А впрочем… Лет пятнадцать назад, будучи уже опытным автором, написавшим множество рассказов, повестей и даже пару романов, увидел я в интернете приглашение к авторам от какого-то нового издательства, собиравшегося выпускать фантастику. А у меня как раз в то время был готов новый роман «Тривселенная». На мой взгляд, это был мой лучший на то время роман — во всяком случае, он был большой и сложный. Вложил я в него очень много сил и идей. И отправил в новое издательство. Не скажу, что ждал ответа, как пресловутый соловей — лета. Но ждал, конечно. И пришло, наконец, письмо электронное от молодой, судя по тексту, редакторши (прошу прощения за феминитив). Привожу текст письма полностью (с авторской орфографией):

«Прочитала синопсис и отрывки из романов. Пишите вы хорошо. Есть, конечно, шероховатости, но текст читабелен, а это, к сожалению, среди присланных на почту рукописей встречается не так уж и часто.
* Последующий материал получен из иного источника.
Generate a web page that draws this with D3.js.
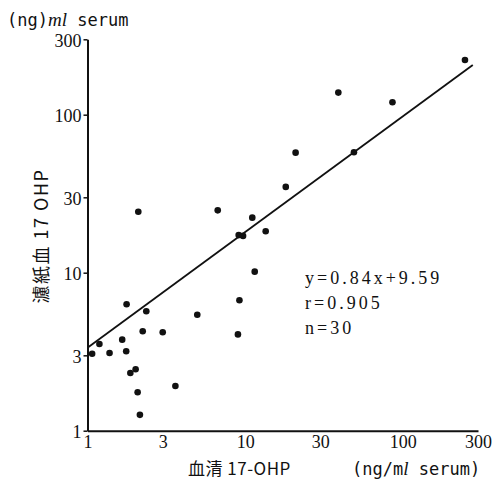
<!DOCTYPE html>
<html>
<head>
<meta charset="utf-8">
<script src="https://cdn.jsdelivr.net/npm/d3@7"></script>
<style>
  body { margin: 0; background: #fff; }
  svg { display: block; }
  .tick text { font-family: "Liberation Serif", serif; font-size: 18px; fill: #111; }
</style>
</head>
<body>
<div class="visHolder"></div>
<script>
const w = 493, h = 479;

// 血清 17-OHP (x) vs 濾紙血 17 OHP (y), ng/ml serum
const serumX = [1.07, 1.19, 1.38, 1.66, 1.76, 1.77, 2.36, 2.24, 1.87, 2.02,
                2.08, 2.15, 3.0, 3.61, 4.97, 2.1, 6.7, 11.1, 9.1, 9.7,
                13.5, 11.5, 9.2, 9.0, 18.1, 20.9, 39, 49, 86, 248];
const filterY = [3.07, 3.54, 3.10, 3.77, 3.18, 6.31, 5.7, 4.26, 2.32, 2.45,
                 1.75, 1.26, 4.2, 1.92, 5.42, 24.3, 24.8, 22.3, 17.3, 17.1,
                 18.3, 10.15, 6.69, 4.07, 34.9, 57.5, 138, 57.8, 120, 222];
// regression line as drawn, end points
const fitX = [1, 278];
const fitY = [3.35, 206];
const xTicks = [1, 3, 10, 30, 100, 300];
const yTicks = [1, 3, 10, 30, 100, 300];
const stats = ['y=0.84x+9.59', 'r=0.905', 'n=30'];

const svg = d3.select('.visHolder')
  .append('svg')
  .attr('width', w)
  .attr('height', h);

svg.append('rect').attr('width', w).attr('height', h).attr('fill', '#fff');

const xScale = d3.scaleLog().domain([1, 300]).range([87.5, 478]);
const yScale = d3.scaleLog().domain([1, 300]).range([430.7, 39.3]);

const xAxis = d3.axisBottom(xScale)
  .tickValues(xTicks)
  .tickFormat(d3.format('d'))
  .tickSize(0)
  .tickSizeOuter(0)
  .tickPadding(5);
const yAxis = d3.axisLeft(yScale)
  .tickValues(yTicks)
  .tickFormat(d3.format('d'))
  .tickSize(4)
  .tickSizeOuter(0)
  .tickPadding(2);

const gx = svg.append('g')
  .attr('id', 'x-axis')
  .attr('transform', `translate(0, ${yScale(1)})`)
  .call(xAxis);
const gy = svg.append('g')
  .attr('id', 'y-axis')
  .attr('transform', `translate(${xScale(1)}, 0)`)
  .call(yAxis);

[gx, gy].forEach(g => {
  g.select('.domain').attr('stroke', '#111').attr('stroke-width', 2);
  g.selectAll('.tick line').attr('stroke', '#111').attr('stroke-width', 1.5);
});
gy.selectAll('.tick text').attr('dy', '0.4em');

// fitted line
const line = d3.line()
  .x(d => xScale(d[0]))
  .y(d => yScale(d[1]));
svg.append('path')
  .datum(d3.zip(fitX, fitY))
  .attr('d', line)
  .attr('fill', 'none')
  .attr('stroke', '#111')
  .attr('stroke-width', 1.8);

svg.selectAll('circle')
  .data(d3.zip(serumX, filterY))
  .enter()
  .append('circle')
  .attr('cx', d => xScale(d[0]))
  .attr('cy', d => yScale(d[1]))
  .attr('r', 3.3)
  .attr('fill', '#111');

// stats text
svg.append('g')
  .selectAll('text')
  .data(stats)
  .enter()
  .append('text')
  .attr('x', 305)
  .attr('y', (d, i) => 284 + i * 25)
  .attr('font-family', '"Liberation Serif", serif')
  .attr('font-size', 18)
  .attr('letter-spacing', 3)
  .attr('fill', '#111')
  .text(d => d);

// unit at top
const unit = svg.append('text')
  .attr('x', 7)
  .attr('y', 26)
  .attr('font-family', '"DejaVu Sans Mono", monospace')
  .attr('font-size', 17)
  .attr('fill', '#111');
unit.append('tspan').text('(ng)');
unit.append('tspan').attr('font-family', '"Liberation Serif", serif').attr('font-style', 'italic').attr('font-size', 19).text('ml');
unit.append('tspan').text(' serum');

// y title
svg.append('text')
  .attr('transform', 'translate(48, 236) rotate(-90)')
  .attr('text-anchor', 'middle')
  .attr('font-family', '"Noto Sans CJK JP", "Liberation Serif", serif')
  .attr('font-size', 18)
  .attr('letter-spacing', 1.5)
  .attr('fill', '#111')
  .text('濾紙血 17 OHP');

// x title
svg.append('text')
  .attr('x', 188)
  .attr('y', 475)
  .attr('font-family', '"Noto Sans CJK JP", "Liberation Serif", serif')
  .attr('font-size', 17)
  .attr('letter-spacing', 0.5)
  .attr('fill', '#111')
  .text('血清 17-OHP');

const xunit = svg.append('text')
  .attr('x', 352)
  .attr('y', 475)
  .attr('font-family', '"DejaVu Sans Mono", monospace')
  .attr('font-size', 17)
  .attr('fill', '#111');
xunit.append('tspan').text('(ng/m');
xunit.append('tspan').attr('font-family', '"Liberation Serif", serif').attr('font-style', 'italic').attr('font-size', 19).text('l');
xunit.append('tspan').text(' serum)');
</script>
</body>
</html>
К сожалению, роман не подходит в планируемую серию. Я бы отнесла ваш роман к жанру фантастического детектива. А серия планируется по другим жанрам. Увы.
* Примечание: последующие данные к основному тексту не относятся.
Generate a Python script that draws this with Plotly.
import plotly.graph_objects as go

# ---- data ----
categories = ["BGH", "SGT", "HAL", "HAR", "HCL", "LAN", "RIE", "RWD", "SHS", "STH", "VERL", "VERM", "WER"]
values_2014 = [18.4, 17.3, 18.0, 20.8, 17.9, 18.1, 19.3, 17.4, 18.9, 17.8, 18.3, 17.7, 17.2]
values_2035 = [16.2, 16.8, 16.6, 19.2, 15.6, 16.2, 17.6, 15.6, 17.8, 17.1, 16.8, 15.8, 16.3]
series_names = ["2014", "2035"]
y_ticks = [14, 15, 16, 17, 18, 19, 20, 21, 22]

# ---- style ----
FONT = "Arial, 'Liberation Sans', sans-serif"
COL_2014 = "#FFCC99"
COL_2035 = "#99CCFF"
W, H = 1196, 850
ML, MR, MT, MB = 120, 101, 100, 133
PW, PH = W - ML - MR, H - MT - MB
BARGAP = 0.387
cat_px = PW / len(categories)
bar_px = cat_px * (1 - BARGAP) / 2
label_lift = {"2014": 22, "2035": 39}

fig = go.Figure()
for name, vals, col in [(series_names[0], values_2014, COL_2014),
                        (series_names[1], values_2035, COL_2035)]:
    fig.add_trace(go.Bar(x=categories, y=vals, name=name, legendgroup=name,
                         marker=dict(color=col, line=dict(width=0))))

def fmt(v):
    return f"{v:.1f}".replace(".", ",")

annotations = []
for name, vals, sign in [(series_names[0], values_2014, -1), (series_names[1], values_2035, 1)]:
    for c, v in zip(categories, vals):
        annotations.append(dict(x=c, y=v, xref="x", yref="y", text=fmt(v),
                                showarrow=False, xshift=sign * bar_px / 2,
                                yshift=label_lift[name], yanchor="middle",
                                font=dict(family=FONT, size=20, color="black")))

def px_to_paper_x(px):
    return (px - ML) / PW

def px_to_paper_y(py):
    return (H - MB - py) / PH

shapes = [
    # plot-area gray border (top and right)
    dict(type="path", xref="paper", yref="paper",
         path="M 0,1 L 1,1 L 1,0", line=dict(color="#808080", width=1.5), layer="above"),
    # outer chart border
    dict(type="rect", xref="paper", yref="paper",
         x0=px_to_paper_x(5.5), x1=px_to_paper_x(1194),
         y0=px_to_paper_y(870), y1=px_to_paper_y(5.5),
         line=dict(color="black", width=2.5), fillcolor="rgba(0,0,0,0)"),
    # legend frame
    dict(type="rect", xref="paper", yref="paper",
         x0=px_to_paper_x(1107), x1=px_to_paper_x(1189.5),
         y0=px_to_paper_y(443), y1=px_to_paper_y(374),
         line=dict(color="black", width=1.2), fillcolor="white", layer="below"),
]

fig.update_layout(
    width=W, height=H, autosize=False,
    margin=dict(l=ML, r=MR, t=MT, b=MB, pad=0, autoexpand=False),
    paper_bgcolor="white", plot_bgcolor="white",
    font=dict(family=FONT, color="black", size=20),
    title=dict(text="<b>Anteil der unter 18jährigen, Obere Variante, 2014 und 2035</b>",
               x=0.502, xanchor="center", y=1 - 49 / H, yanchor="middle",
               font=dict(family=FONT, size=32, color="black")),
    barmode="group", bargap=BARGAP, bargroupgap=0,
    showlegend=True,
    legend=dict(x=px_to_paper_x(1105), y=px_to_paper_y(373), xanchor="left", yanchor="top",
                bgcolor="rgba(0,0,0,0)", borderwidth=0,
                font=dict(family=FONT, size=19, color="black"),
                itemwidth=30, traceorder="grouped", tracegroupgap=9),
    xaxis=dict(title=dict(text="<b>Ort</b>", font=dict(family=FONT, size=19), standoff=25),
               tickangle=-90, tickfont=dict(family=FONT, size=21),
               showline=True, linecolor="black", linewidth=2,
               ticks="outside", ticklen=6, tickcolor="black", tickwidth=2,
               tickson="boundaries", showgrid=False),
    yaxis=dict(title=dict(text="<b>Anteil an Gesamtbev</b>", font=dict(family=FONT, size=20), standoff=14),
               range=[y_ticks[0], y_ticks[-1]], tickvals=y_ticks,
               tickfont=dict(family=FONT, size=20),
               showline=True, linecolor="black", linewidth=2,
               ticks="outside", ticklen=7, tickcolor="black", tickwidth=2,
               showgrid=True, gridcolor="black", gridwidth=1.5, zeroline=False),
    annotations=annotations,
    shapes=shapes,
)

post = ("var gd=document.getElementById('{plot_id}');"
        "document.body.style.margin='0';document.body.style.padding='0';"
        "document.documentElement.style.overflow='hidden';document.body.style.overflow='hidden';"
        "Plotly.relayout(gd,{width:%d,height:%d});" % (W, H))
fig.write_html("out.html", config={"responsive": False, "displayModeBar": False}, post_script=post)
Могу дать вам пару советов, которые помогут вам найти издателя. Во-первых, обратите внимание на синопсисы. Их задача — не только кратко описать события романов, но и заинтересовать. Если вы сможете даже в синопсисе удержать интригу, чтобы редактору стало интересно, и он не просто следил за путанными событиями и именами, шансы на издание увеличатся. Это вам кажется, что в синопсисе все понятно и логично,

так как вы знаете свой роман до каждой запятой. А встаньте на место редактора, который читает это впервые. Что он поймет по синопсису?

«Тривселенная» — очень большое по объему произведение. Дилогии не пишите, пока не станете известным автором и читатели не потребуют продолжения полюбившейся истории. Требования большинства издательств — до 15 а. л. И то… 15 а.л. — редко где берут от новичка. Подумайте над этим».
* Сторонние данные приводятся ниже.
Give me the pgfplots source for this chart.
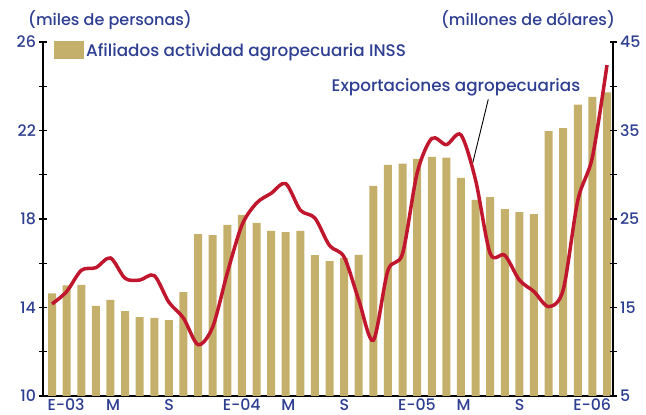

Вот так. Новичок — надо же! А я-то думал…

Надо будет поработать над собой.

Что ж, я «отомстил». Отправил девушке (надеюсь, это все-таки был молодой редактор, плохо знавший авторов фантастики) ссылку на статью обо мне в Википедии. Надеюсь, она прочитала и узнала, что Амнуэль — не такой уж молодой и уж точно не начинающий автор.

Ответа на мое письмо я, естественно, не получил.

Но редакторша была права. Впоследствии мне уже другие — очень опытные — редакторы с сожалением писали, что мои повести, рассказы и, тем более, романы ни в какую издательскую серию не вмещаются. И что с ними делать — непонятно. Неформат. А издатели терпеть не могут неформат. Так повелось с относительно недавних пор.

Но это уже другая история.


***

Я не вел в детстве дневник, да и в последующие годы тоже не испытывал желания вести летопись происходивших событий. На память пока не жалуюсь, но все равно не помню, каким взглядом посмотрел на меня известный писатель-фантаст Генрих Саулович Альтов, когда мой школьный приятель Боря Островский по прозвищу Борчака привел меня в старый одноэтажный дом и объявил, что я — тот самый младенец, который опубликовал в «Технике-молодежи» рассказ, не делающий чести советской фантастике.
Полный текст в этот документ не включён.